Modopactua was born in Mexico City in 2011 as a group of 5 designers, artists and architects to fuse crafts, art and design with upcycling techniques, aiming to direct attention to sustainability and other social issues. Modopactua reuses textile materials to produce meaningful objects while at the same time connecting communities in the city and by doing so, deconstructing stereotypes.
Modopactua offers collective, collaborative and participative activities and serves as a meeting point for many other initiatives in Mexico City.
The collective was founded by Nayeli Vega, Yareth Silva, Gabriela Sisniega, Claudia Wondratschke, Yupanqui Ramos, Karla Amezcua and collaborations with fashion designer Kellen Mensing.
Embroidered map of “Colonia Guerrero” .This map is a collection of spaces dedicated to identify handcrafts services in the neighborghood, like shoe repairing,sewing and repairing clothes. These services are in extinction due to a society that consumes more and more fast fashion.
Upcycled bags for Goethe Institut México made with material obtained at Mercado de la Merced in Mexico City. A project by Kellen Mensing and Nayeli Vega.
Modopactua worked with upcycling techniques, like weaving, knitting and knotting. We also used natural dyes, embroidering and printing as crafting techniques, but also, combined with techniques such as cartography and mapping, as a metaphor for emotional relations, personal experiences and social processes such as gentrification and migration within the city’s communities and neighborhoods.
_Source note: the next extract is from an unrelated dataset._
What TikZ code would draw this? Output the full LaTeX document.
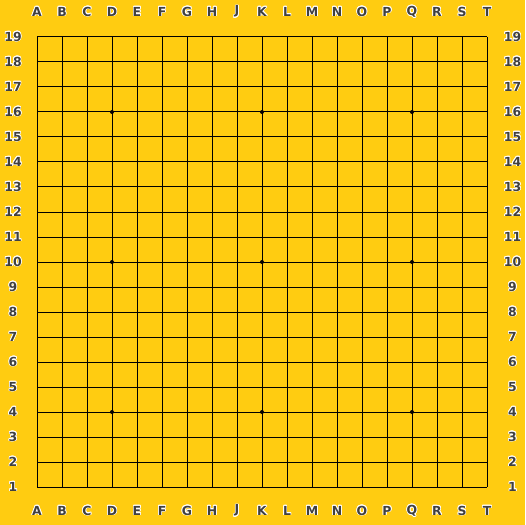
\documentclass[tikz,border=0pt]{standalone}
\usepackage{fontspec}
\setmainfont{DejaVu Sans}
\usepackage[copies]{contour}
\contourlength{0.7pt}
\definecolor{board}{HTML}{FFCC11}
\definecolor{coordtxt}{HTML}{404040}
\tikzset{
  gridline/.style={black,line width=1bp},
  hoshi/.style={circle,fill=black,inner sep=0pt,minimum size=4bp},
  coordlbl/.style={font=\bfseries\fontsize{12.5}{14}\selectfont,text=coordtxt,inner sep=0pt}
}
\begin{document}
\begin{tikzpicture}[x=1bp,y=-1bp]
  % board
  \fill[board] (0,0) rectangle (525,525);
  \useasboundingbox (0,0) rectangle (525,525);
  % lines
  \foreach \i in {0,...,18} {
    \draw[gridline] (37+25*\i,37) -- (37+25*\i,487);
    \draw[gridline] (37,37+25*\i) -- (487,37+25*\i);
  }
  % star points
  \foreach \c in {3,9,15}
    \foreach \r in {3,9,15}
      \node[hoshi] (star-\c-\r) at (37+25*\c,37+25*\r) {};
  % column letters
  \foreach \l [count=\i from 0] in {A,B,C,D,E,F,G,H,J,K,L,M,N,O,P,Q,R,S,T} {
    \node[coordlbl] (top-\l) at (37+25*\i,12) {\contour{white}{\l}};
    \node[coordlbl] (bot-\l) at (37+25*\i,511) {\contour{white}{\l}};
  }
  % row numbers
  \foreach \n in {1,...,19} {
    \node[coordlbl] (left-\n) at (13,512-25*\n) {\contour{white}{\n}};
    \node[coordlbl] (right-\n) at (512.5,512-25*\n) {\contour{white}{\n}};
  }
\end{tikzpicture}
\end{document}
Modopactua organized textiles and crafts workshops that sought to focus on issues of feminism and sustainability, the history of the textile industry, traditional textile techniques and upcycling. The aim was not only to create products, but to discuss the high rate of consumption of textiles and fast fashion, their negative impact on the environment and the labor exploitation fostered by this economic model.